PERNOD RICARD GROUP TAX POLICY

This paper sets out the global tax policy of the Pernod Ricard Group and applies to all qualifying UK group entities for the financial year ending 30 June 2021.  In making this paper available, the UK Group is fulfilling its responsibilities under Schedule 19 of the Finance Act 2016.

A significant contribution to local communities

The Group commits to comply with all laws and regulations in force in each of the countries in which it operates, as well as the applicable international standards.

In 2020, Pernod Ricard’s income tax charge on recurring items (profit from recurring operations and financial result from recurring operations) was €468m.                                                                                             

In addition to corporate income tax, Pernod Ricard pays and collects numerous other taxes and contributions, including sales taxes, customs and excise duties, payroll taxes, property taxes and other local taxes specific to each country, as part of the Group’s economic contribution to the communities in which it operates.  Pernod Ricard’s total contribution is estimated at around €5.5 billion (unaudited data).

Our approach to tax

The Group applies the following principles in tax matters:

  • Support for operational activity in compliance with applicable regulations;
  • Integrity in the conduct of tax matters;
  • Tax management that is both pro-active and efficient in order to preserve and maximise the value generated for the Group and its shareholders.

Pernod Ricard has several subsidiaries in some 73 countries in which it operates.  Whenever possible, management makes every effort to liquidate any dormant or quasi-dormant subsidiary inherited from past acquisitions.

Pernod Ricard is vigilant as to the operational and commercial reality of its transactions and refuses to take part in any artificial tax arrangements.  The Group will only use tax incentives after considering their impact on its brands, reputation and Sustainability and Responsibility.  The Group does not promote any form of tax evasion.

 

Transfer pricing

Pernod Ricard’s strategy and organisation are built on a decentralised model with an ongoing

relationship between the Brand Companies and the Market Companies.  The Brand Companies generally own, protect and develop the intellectual property.  They are also in charge of developing the overall strategy for the brands as well as solutions and ways to activate them.
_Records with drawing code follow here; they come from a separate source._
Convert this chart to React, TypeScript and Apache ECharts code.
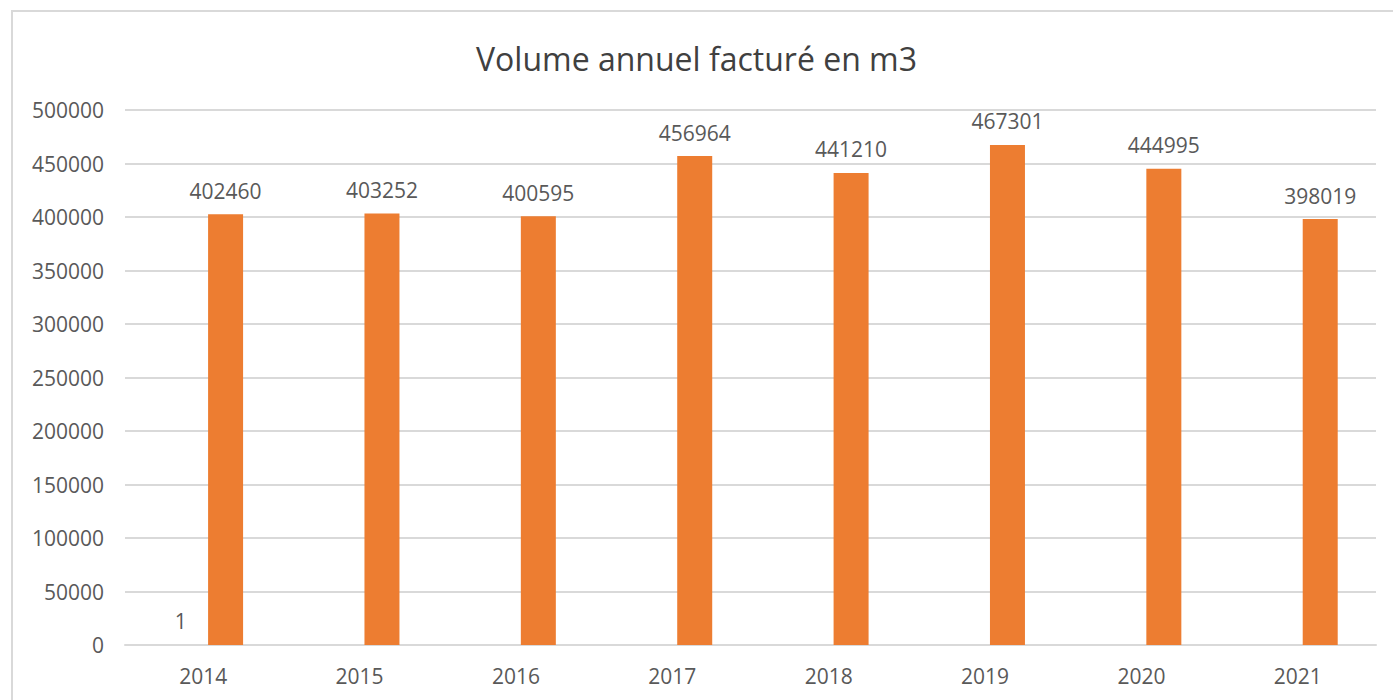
import React, { useEffect, useRef } from "react";
import * as echarts from "echarts";

const categories = ["2014", "2015", "2016", "2017", "2018", "2019", "2020", "2021"];
const series1Values: (number | null)[] = [1, null, null, null, null, null, null, null];
const volumeValues = [402460, 403252, 400595, 456964, 441210, 467301, 444995, 398019];
const titleText = "Volume annuel facturé en m3";

const FONT = "'Open Sans', 'Noto Sans', sans-serif";
const TEXT = "#595959";
const GRID = "#D9D9D9";
const FS = 21;

export default function App() {
  const ref = useRef<HTMLDivElement>(null);
  useEffect(() => {
    if (!ref.current) return;
    const chart = echarts.init(ref.current, null, { renderer: "svg" });
    chart.setOption({
      animation: false,
      backgroundColor: "#ffffff",
      title: {
        text: titleText,
        left: "center",
        top: 37,
        textStyle: { fontFamily: FONT, fontSize: 32, fontWeight: "normal", color: "#404040" },
      },
      graphic: [
        {
          type: "rect",
          shape: { x: 12, y: 11, width: 1400, height: 720 },
          style: { fill: "none", stroke: GRID, lineWidth: 2 },
          silent: true,
        },
      ],
      grid: { left: 125, right: 17, top: 110, bottom: 55 },
      xAxis: {
        type: "category",
        data: categories,
        axisTick: { show: false },
        axisLine: { lineStyle: { color: GRID, width: 2 } },
        axisLabel: { color: TEXT, fontFamily: FONT, fontSize: FS, margin: 20 },
      },
      yAxis: {
        type: "value",
        min: 0,
        max: 500000,
        interval: 50000,
        axisLine: { show: false },
        axisTick: { show: false },
        splitLine: { lineStyle: { color: GRID, width: 2 } },
        axisLabel: {
          color: TEXT,
          fontFamily: FONT,
          fontSize: FS,
          margin: 21,
          formatter: (v: number) => String(v),
        },
      },
      series: [
        {
          type: "bar",
          data: series1Values,
          barWidth: 35,
          barGap: "28%",
          itemStyle: { color: "#4472C4" },
          label: { show: true, position: "top", distance: 13, color: TEXT, fontFamily: FONT, fontSize: FS },
        },
        {
          type: "bar",
          data: volumeValues,
          barWidth: 35,
          barGap: "28%",
          itemStyle: { color: "#ED7D31" },
          label: { show: true, position: "top", distance: 13, color: TEXT, fontFamily: FONT, fontSize: FS },
        },
      ],
    });
    return () => chart.dispose();
  }, []);
  return (
    <div
      ref={ref}
      style={{ position: "absolute", left: 0, top: 0, width: 1393, height: 700 }}
    />
  );
}
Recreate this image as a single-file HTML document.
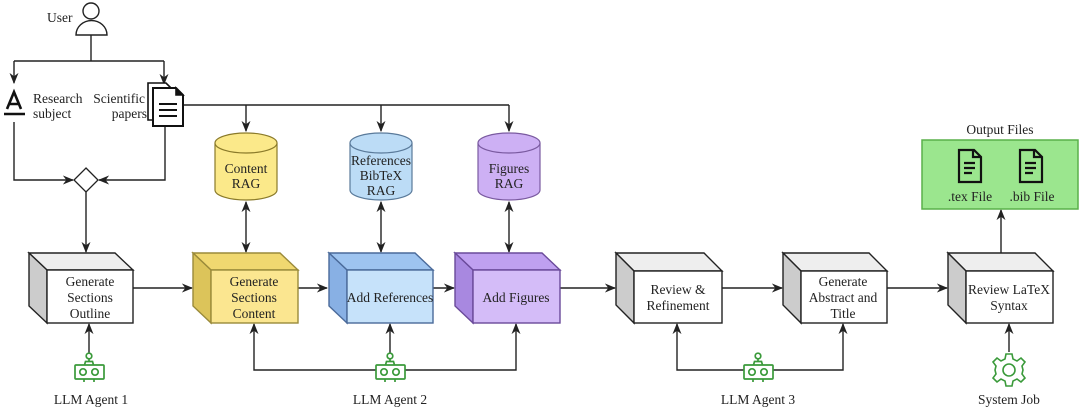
<!DOCTYPE html>
<html><head><meta charset="utf-8"><style>
html,body{margin:0;padding:0;background:#fff;}
svg, svg text{font-family:"Liberation Serif","DejaVu Serif",serif;}
</style></head><body>
<svg width="1080" height="408" viewBox="0 0 1080 408" xmlns="http://www.w3.org/2000/svg" font-family="Liberation Serif, DejaVu Serif, serif">
<defs>
<marker id="a" viewBox="0 0 10 10" refX="9" refY="5" markerWidth="8" markerHeight="8" orient="auto-start-reverse"><path d="M0,1 L10,5 L0,9 L3,5 z" fill="#222"/></marker>
<g id="bot" fill="none" stroke="#3a9a3a" stroke-width="1.7">
<circle cx="0" cy="-15" r="2.8"/><path d="M0,-12 V-9.5 M-4.5,-6 L-3.5,-9.5 H3.5 L4.5,-6"/>
<rect x="-14" y="-6" width="29" height="14" rx="1"/>
<circle cx="-6" cy="1" r="3.2"/><circle cx="6" cy="1" r="3.2"/>
<path d="M-5,8 V11 M5,8 V11"/></g>
<g id="doc" fill="none" stroke="#111" stroke-width="2.2"><path d="M-11,-16 H4 L11,-9 V16 H-11 Z"/><path d="M3,-16 V-9 H11"/><path d="M-6,-3 H5 M-6,2 H5 M-6,7 H2"/></g>
</defs>
<g stroke="#222" stroke-width="1.4" fill="none">
<circle cx="91" cy="11" r="8"/><path d="M76,35 A15,14 0 0 1 107,35 Z"/>
<path d="M91,35 V61 M14,61 H164"/>
<path d="M14,61 V83" marker-end="url(#a)"/><path d="M164,61 V84" marker-end="url(#a)"/>
<path d="M14,122 V180 H73" marker-end="url(#a)"/>
<path d="M165,126 V180 H99" marker-end="url(#a)"/>
<path d="M86,192 V252" marker-end="url(#a)"/>
<path d="M183,105 H509"/>
<path d="M246,105 V131" marker-end="url(#a)"/><path d="M381,105 V131" marker-end="url(#a)"/><path d="M509,105 V131" marker-end="url(#a)"/>
<path d="M246,202 V252" marker-start="url(#a)" marker-end="url(#a)"/>
<path d="M381,202 V252" marker-start="url(#a)" marker-end="url(#a)"/>
<path d="M509,202 V252" marker-start="url(#a)" marker-end="url(#a)"/>
<path d="M133,288 H192" marker-end="url(#a)"/>
<path d="M298,288 H327" marker-end="url(#a)"/>
<path d="M433,288 H454" marker-end="url(#a)"/>
<path d="M560,288 H615" marker-end="url(#a)"/>
<path d="M722,288 H782" marker-end="url(#a)"/>
<path d="M887,288 H947" marker-end="url(#a)"/>
<path d="M1001,253 V210" marker-end="url(#a)"/>
<path d="M89,354 V324" marker-end="url(#a)"/>
<path d="M376,370 H254 V324" marker-end="url(#a)"/>
<path d="M405,370 H516 V324" marker-end="url(#a)"/>
<path d="M390,354 V324" marker-end="url(#a)"/>
<path d="M744,370 H677 V324" marker-end="url(#a)"/>
<path d="M773,370 H843 V324" marker-end="url(#a)"/>
<path d="M1009,352 V324" marker-end="url(#a)"/>
</g>
<path d="M86,168 L98,180 L86,192 L74,180 Z" fill="#fff" stroke="#222" stroke-width="1.3"/>
<g stroke="#111" stroke-width="2.6" fill="none"><path d="M7,109 L14,92 L21,109 M9,104 H19"/><path d="M4,114 H25" stroke-width="2.4"/></g>
<g stroke="#111" stroke-width="1.6" fill="#fff"><path d="M148,83 H166 L172,89 V120 H148 Z"/><path d="M153,88 H176 L183,95 V126 H153 Z" stroke-width="2"/><path d="M176,88 L183,95 H176 Z" fill="#111"/><path d="M159,104 H177 M159,110 H177 M159,116 H177" stroke-width="2"/></g>
<g font-size="13.5" fill="#222">
<text x="47" y="22">User</text>
<text x="33" y="103">Research</text><text x="33" y="118">subject</text>
<text x="145" y="103" text-anchor="end">Scientific</text><text x="147" y="118" text-anchor="end">papers</text>
</g>
<g stroke="#8a7a2a" stroke-width="1.2"><path d="M215,143 V190 A31,10 0 0 0 277,190 V143" fill="#fbe98a"/><ellipse cx="246" cy="143" rx="31" ry="10" fill="#fbe98a"/></g>
<g stroke="#5a7a9a" stroke-width="1.2"><path d="M350,143 V190 A31,10 0 0 0 412,190 V143" fill="#bcdcf6"/><ellipse cx="381" cy="143" rx="31" ry="10" fill="#bcdcf6"/></g>
<g stroke="#7a5aa0" stroke-width="1.2"><path d="M478,143 V190 A31,10 0 0 0 540,190 V143" fill="#cdb0f4"/><ellipse cx="509" cy="143" rx="31" ry="10" fill="#cdb0f4"/></g>
<g font-size="13.5" fill="#222" text-anchor="middle">
<text x="246" y="173">Content</text><text x="246" y="188">RAG</text>
<text x="381" y="165">References</text><text x="381" y="180">BibTeX</text><text x="381" y="195">RAG</text>
<text x="509" y="173">Figures</text><text x="509" y="188">RAG</text>
</g>
<g stroke="#222" stroke-width="1.4">
<g><path d="M29,253 H115 L133,270 H47 Z" fill="#eee"/><path d="M29,253 L47,270 V323 L29,306 Z" fill="#ccc"/><rect x="47" y="270" width="86" height="53" fill="#fff"/></g>
<g stroke="#9a8a3a"><path d="M193,253 H280 L298,270 H211 Z" fill="#f0d870"/><path d="M193,253 L211,270 V323 L193,306 Z" fill="#dcc45a"/><rect x="211" y="270" width="87" height="53" fill="#fbe690"/></g>
<g stroke="#4a6a9a"><path d="M329,253 H415 L433,270 H347 Z" fill="#9ec4f0"/><path d="M329,253 L347,270 V323 L329,306 Z" fill="#88b0e4"/><rect x="347" y="270" width="86" height="53" fill="#c6e2fa"/></g>
<g stroke="#6a4a9a"><path d="M455,253 H542 L560,270 H473 Z" fill="#bfa0f0"/><path d="M455,253 L473,270 V323 L455,306 Z" fill="#a888e0"/><rect x="473" y="270" width="87" height="53" fill="#d4bcf8"/></g>
<g><path d="M616,253 H704 L722,271 H634 Z" fill="#eee"/><path d="M616,253 L634,271 V323 L616,305 Z" fill="#ccc"/><rect x="634" y="271" width="88" height="52" fill="#fff"/></g>
<g><path d="M783,253 H869 L887,271 H801 Z" fill="#eee"/><path d="M783,253 L801,271 V323 L783,305 Z" fill="#ccc"/><rect x="801" y="271" width="86" height="52" fill="#fff"/></g>
<g><path d="M948,253 H1035 L1053,271 H966 Z" fill="#eee"/><path d="M948,253 L966,271 V323 L948,305 Z" fill="#ccc"/><rect x="966" y="271" width="87" height="52" fill="#fff"/></g>
</g>
<g font-size="13.5" fill="#222" text-anchor="middle">
<text x="90" y="286">Generate</text><text x="90" y="302">Sections</text><text x="90" y="318">Outline</text>
<text x="254" y="286">Generate</text><text x="254" y="302">Sections</text><text x="254" y="318">Content</text>
<text x="390" y="302">Add References</text>
<text x="516" y="302">Add Figures</text>
<text x="678" y="294">Review &amp;</text><text x="678" y="310">Refinement</text>
<text x="843" y="286">Generate</text><text x="843" y="302">Abstract and</text><text x="843" y="318">Title</text>
<text x="1009" y="294">Review LaTeX</text><text x="1009" y="310">Syntax</text>
</g>
<rect x="922" y="140" width="156" height="69" fill="#9be68e" stroke="#5ab04a" stroke-width="1.5"/>
<use href="#doc" x="970" y="166"/><use href="#doc" x="1031" y="166"/>
<g font-size="13.5" fill="#222" text-anchor="middle">
<text x="1000" y="134">Output Files</text>
<text x="970" y="201">.tex File</text><text x="1032" y="201">.bib File</text>
</g>
<use href="#bot" x="89" y="371"/><use href="#bot" x="390" y="371"/><use href="#bot" x="758" y="371"/>
<g transform="translate(1009,370)" fill="none" stroke="#3a9a3a" stroke-width="1.6">
<path d="M-3,-16 H3 L4,-11 L8,-9 L12,-12 L16,-8 L13,-4 L14,0 L13,4 L16,8 L12,12 L8,9 L4,11 L3,16 H-3 L-4,11 L-8,9 L-12,12 L-16,8 L-13,4 L-14,0 L-13,-4 L-16,-8 L-12,-12 L-8,-9 L-4,-11 Z"/>
<circle r="6"/></g>
<g font-size="13.5" fill="#222" text-anchor="middle">
<text x="91" y="404">LLM Agent 1</text><text x="390" y="404">LLM Agent 2</text><text x="758" y="404">LLM Agent 3</text><text x="1009" y="404">System Job</text>
</g>
</svg>
</body></html>
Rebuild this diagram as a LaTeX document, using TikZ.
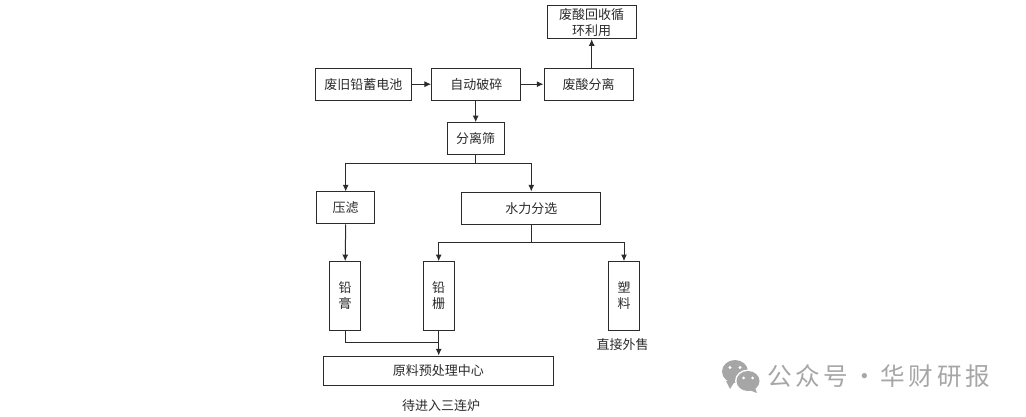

The Market Companies implement this strategy at local level.

Related party transactions are carried out in accordance with the Group’s transfer pricing policy, which is based on the arm’s length principle (i.e. on terms that would have been agreed between independent parties).

 

An efficient organization

Pernod Ricard has a team of qualified and well-trained tax and customs specialists working under the supervision of the EVP Finance, IT and Operations.  Clear internal control principles on tax matters have been defined and made available to all employees on the Intranet.  Processes have been put in place to prevent risks of tax evasion. 

The tax legislation in the countries where Pernod Ricard operates is complex and can be subject to interpretation.  Pernod Ricard manages these uncertainties with the help of internal and external tax experts.  Tax provisions are measured based on the Group’s best estimate based on the information available (in particular that provided by the Group’s legal and tax advisors) and presented regularly to the Audit Committee.

 

Promotion of international transparency

Pernod Ricard is committed to being open and transparent with tax authorities and to disclosing relevant information to enable them to carry out their work.  Pernod Ricard places particular importance on working positively, proactively and transparently with the tax authorities of the countries in which the Group operates in order to build honest and sustainable relationships and to be able to resolve potential disputes quickly.

Pernod Ricard respects the obligations of country-by-country reporting.

The Group also participates in the development of corporate tax policies, tax transparency initiatives and tax legislation by taking part in public consultations.